*Exercise description*:
In the listing that follows, count each line where the word "chart" appears; write nothing but the count.
<<<<
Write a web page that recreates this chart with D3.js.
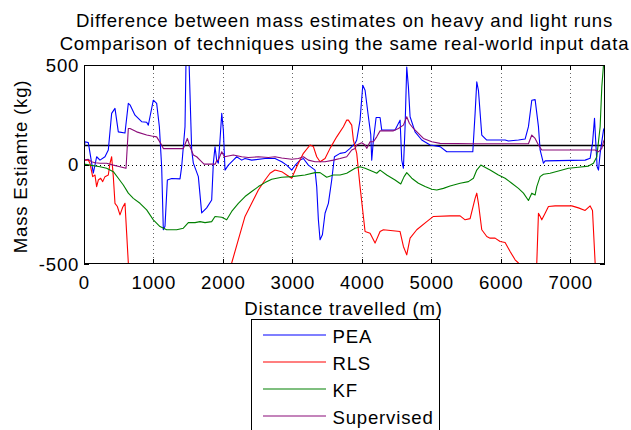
<!DOCTYPE html>
<html>
<head>
<meta charset="utf-8">
<script src="https://cdn.jsdelivr.net/npm/d3@7/dist/d3.min.js"></script>
<style>
  html, body { margin: 0; padding: 0; background: #fff; }
  svg { display: block; font-family: "Liberation Sans", Arial, Helvetica, sans-serif; }
  svg text { letter-spacing: 0.8px; fill: #000; }
</style>
</head>
<body>
<svg id="chart" width="631" height="430"></svg>
<script>
// Mass difference (kg) along the route (m) for each estimation technique
const pea = [[0,65],[14,114],[62,110],[134,-43],[182,39],[230,22],[302,39],[350,73],[398,257],[446,282],[494,164],[590,158],[638,307],[662,300],[734,248],[830,215],[902,212],[926,198],[950,240],[998,323],[1046,307],[1085,190],[1118,-11],[1142,-328],[1166,-310],[1200,-78],[1262,-70],[1382,-72],[1406,-11],[1454,190],[1472,600],[1505,600],[1550,73],[1574,7],[1646,-61],[1694,-243],[1766,-218],[1838,-178],[1862,7],[1886,89],[1910,22],[1934,7],[1958,123],[1983,257],[2006,173],[2030,-28],[2078,-3],[2150,22],[2198,39],[2270,22],[2318,30],[2414,22],[2606,30],[2750,30],[2846,14],[2918,-3],[2990,-28],[3038,-5],[3110,22],[3158,30],[3230,-3],[3326,-28],[3350,-111],[3374,-278],[3398,-378],[3432,-353],[3470,-245],[3518,-195],[3566,-78],[3605,39],[3686,56],[3758,60],[3830,81],[3902,106],[3926,123],[3974,223],[4013,398],[4046,373],[4094,240],[4128,150],[4142,22],[4166,123],[4205,236],[4262,236],[4286,173],[4478,173],[4550,223],[4574,22],[4598,-19],[4622,190],[4646,490],[4670,390],[4694,240],[4766,164],[4862,123],[4982,98],[5126,90],[5222,64],[5597,64],[5630,257],[5654,415],[5678,373],[5726,148],[5798,123],[6062,123],[6110,118],[6254,123],[6350,128],[6398,190],[6446,323],[6494,326],[6542,190],[6566,73],[6614,6],[6638,18],[7214,22],[7286,31],[7320,106],[7349,232],[7368,106],[7387,-11],[7406,-28],[7430,56],[7478,173],[7500,190]];

const rls = [[0,22],[62,22],[86,6],[125,-61],[158,-53],[182,-111],[206,-78],[240,-69],[269,-86],[302,-61],[350,-53],[374,6],[398,39],[422,-61],[446,-195],[480,-211],[518,-253],[557,-215],[590,-195],[614,-345],[638,-495],[660,-700],[2000,-700],[2126,-495],[2222,-378],[2318,-261],[2414,-195],[2510,-128],[2606,-78],[2678,-44],[2750,-28],[2846,-36],[2918,-53],[2990,-69],[3062,-11],[3158,56],[3254,98],[3302,90],[3350,39],[3398,14],[3470,30],[3542,81],[3638,139],[3734,190],[3782,223],[3806,223],[3854,198],[3878,123],[3926,56],[3974,-111],[4022,-261],[4046,-337],[4118,-345],[4190,-395],[4262,-337],[4310,-328],[4550,-337],[4598,-412],[4646,-454],[4694,-370],[4790,-328],[4934,-287],[5030,-261],[5270,-258],[5414,-258],[5486,-278],[5558,-272],[5630,-170],[5654,-144],[5678,-195],[5726,-328],[5798,-362],[5846,-370],[5918,-370],[5990,-387],[6062,-392],[6134,-437],[6206,-479],[6254,-495],[6300,-700],[6480,-700],[6518,-495],[6542,-245],[6566,-260],[6590,-278],[6638,-245],[6686,-211],[6782,-208],[7022,-208],[7118,-218],[7214,-231],[7286,-208],[7320,-231],[7358,-495],[7380,-700],[7500,-700]];

const kf = [[0,2],[86,-3],[230,-11],[326,-19],[422,-36],[494,-69],[566,-103],[638,-144],[710,-170],[806,-195],[902,-228],[998,-278],[1094,-312],[1190,-328],[1334,-328],[1430,-320],[1502,-292],[1598,-292],[1670,-287],[1742,-292],[1838,-287],[1886,-261],[1983,-265],[2054,-278],[2126,-236],[2222,-195],[2318,-161],[2414,-136],[2510,-111],[2606,-91],[2702,-74],[2846,-64],[2990,-61],[3182,-53],[3326,-41],[3398,-41],[3494,-64],[3590,-53],[3686,-53],[3782,-44],[3902,-19],[3974,-11],[4046,-19],[4166,-36],[4214,-44],[4262,-28],[4358,-53],[4478,-78],[4560,-98],[4608,-61],[4646,-41],[4718,-69],[4814,-94],[4910,-111],[5006,-124],[5078,-128],[5174,-120],[5270,-108],[5414,-94],[5534,-86],[5606,-69],[5654,-28],[5712,-3],[5798,-19],[5846,-28],[5966,-53],[6062,-69],[6158,-94],[6254,-120],[6326,-144],[6398,-181],[6446,-144],[6494,-153],[6518,-111],[6566,-61],[6614,-49],[6710,-44],[6830,-33],[6974,-19],[7118,-14],[7262,-8],[7334,6],[7382,39],[7430,190],[7454,390],[7478,499],[7500,560]];

const supervised = [[0,22],[62,26],[110,14],[158,9],[230,6],[326,6],[422,-3],[518,-11],[605,-19],[638,181],[662,181],[758,164],[902,148],[974,143],[1046,139],[1118,98],[1142,80],[1214,80],[1430,80],[1469,114],[1488,131],[1526,90],[1574,48],[1622,39],[1670,22],[1728,2],[1890,2],[1910,20],[1934,22],[1983,64],[2021,39],[2078,43],[2150,48],[2270,39],[2366,35],[2510,39],[2654,35],[2750,39],[2846,33],[2990,26],[3086,30],[3158,39],[3230,22],[3326,14],[3470,14],[3590,22],[3686,30],[3782,39],[3854,73],[3902,81],[3926,98],[3998,109],[4046,98],[4070,81],[4118,114],[4166,114],[4214,139],[4262,169],[4454,169],[4526,181],[4598,198],[4646,240],[4685,206],[4742,181],[4814,156],[4886,131],[5006,114],[5126,106],[5597,104],[6398,104],[6446,148],[6494,131],[6542,98],[6590,73],[7358,73],[7406,64],[7454,81],[7478,114],[7500,131]];

const referenceMass = 100;
const xTicks = [0, 1000, 2000, 3000, 4000, 5000, 6000, 7000];
const yTicks = [-500, 0, 500];
const seriesNames = ["PEA", "RLS", "KF", "Supervised"];
const seriesColors = ["#0000ff", "#ff0000", "#008000", "#8a0a78"];
const titleLines = ["Difference between mass estimates on heavy and light runs",
                    "Comparison of techniques using the same real-world input data"];

const svg = d3.select("#chart");
const plotLeft = 84, plotRight = 605, plotTop = 65, plotBottom = 264;
const fontSize = 18.6;

const x = d3.scaleLinear().domain([0, 7500]).range([plotLeft, plotRight]);
const y = d3.scaleLinear().domain([-500, 500]).range([plotBottom, plotTop]);

// dotted grid
const grid = svg.append("g").attr("stroke-width", 1).attr("stroke-dasharray", "1,3");
grid.selectAll("line.gx").data(xTicks.filter(d => d > 0)).join("line")
  .attr("x1", d => Math.round(x(d)) + 0.5).attr("x2", d => Math.round(x(d)) + 0.5)
  .attr("y1", plotTop).attr("y2", plotBottom).attr("stroke", "#666");
grid.selectAll("line.gy").data(yTicks.filter(d => d > -500 && d < 500)).join("line")
  .attr("x1", plotLeft).attr("x2", plotRight)
  .attr("y1", d => Math.round(y(d)) + 0.5).attr("y2", d => Math.round(y(d)) + 0.5)
  .attr("stroke", "#000");

// data lines, clipped to the axes
svg.append("defs").append("clipPath").attr("id", "plot-clip")
  .append("rect").attr("x", plotLeft).attr("y", plotTop)
  .attr("width", plotRight - plotLeft).attr("height", plotBottom - plotTop);

const line = d3.line().x(d => x(d[0])).y(d => y(d[1]));
const plot = svg.append("g").attr("clip-path", "url(#plot-clip)");

plot.append("line")
  .attr("x1", x(0)).attr("x2", x(7500))
  .attr("y1", Math.round(y(referenceMass)) + 0.5).attr("y2", Math.round(y(referenceMass)) + 0.5)
  .attr("stroke", "#000").attr("stroke-width", 1.3);

[pea, rls, kf, supervised].forEach((s, i) => {
  plot.append("path").datum(s).attr("d", line)
    .attr("fill", "none").attr("stroke", seriesColors[i])
    .attr("stroke-width", 1.1).attr("stroke-linejoin", "round");
});

// axes box, inward ticks on all four sides
svg.append("rect").attr("x", plotLeft + 0.5).attr("y", plotTop + 0.5)
  .attr("width", plotRight - plotLeft - 1).attr("height", plotBottom - plotTop - 1)
  .attr("fill", "none").attr("stroke", "#000");

const tickLen = 5;
const ticks = svg.append("g").attr("stroke", "#000");
xTicks.forEach(d => {
  const px = Math.round(x(d)) + 0.5;
  ticks.append("line").attr("x1", px).attr("x2", px).attr("y1", plotBottom).attr("y2", plotBottom - tickLen);
  ticks.append("line").attr("x1", px).attr("x2", px).attr("y1", plotTop).attr("y2", plotTop + tickLen);
});
yTicks.forEach(d => {
  const py = Math.round(y(d)) + 0.5;
  ticks.append("line").attr("x1", plotLeft).attr("x2", plotLeft + tickLen).attr("y1", py).attr("y2", py);
  ticks.append("line").attr("x1", plotRight).attr("x2", plotRight - tickLen).attr("y1", py).attr("y2", py);
});

svg.append("g").selectAll("text").data(xTicks).join("text")
  .attr("x", d => x(d) + 0.4).attr("y", plotBottom + 24.5)
  .attr("text-anchor", "middle").attr("font-size", fontSize)
  .text(d => d);
svg.append("g").selectAll("text").data(yTicks).join("text")
  .attr("x", plotLeft - 4.8).attr("y", d => y(d) + 6.8)
  .attr("text-anchor", "end").attr("font-size", fontSize)
  .text(d => d);

// axis titles
svg.append("text").attr("x", (plotLeft + plotRight) / 2 - 1).attr("y", 314.5)
  .attr("text-anchor", "middle").attr("font-size", fontSize)
  .text("Distance travelled (m)");
svg.append("text")
  .attr("transform", "translate(26.5, 166.5) rotate(-90)")
  .attr("text-anchor", "middle").attr("font-size", fontSize)
  .text("Mass Estiamte (kg)");

// two-line title
svg.append("g").selectAll("text").data(titleLines).join("text")
  .attr("x", (plotLeft + plotRight) / 2).attr("y", (d, i) => 27 + i * 22.5)
  .attr("text-anchor", "middle").attr("font-size", fontSize)
  .text(d => d);

// legend below the axes
const legend = svg.append("g");
legend.append("rect").attr("x", 251.5).attr("y", 319.5).attr("width", 188).attr("height", 120)
  .attr("fill", "#fff").attr("stroke", "#000");
seriesNames.forEach((name, i) => {
  const ly = 335 + i * 26.9;
  legend.append("line").attr("x1", 263).attr("x2", 326)
    .attr("y1", Math.round(ly)).attr("y2", Math.round(ly))
    .attr("stroke", seriesColors[i]).attr("stroke-width", 1.2);
  legend.append("text").attr("x", 332.5).attr("y", ly + 8.3)
    .attr("font-size", fontSize).text(name);
});
</script>
</body>
</html>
>>>>
*Solution for this exercise*:
3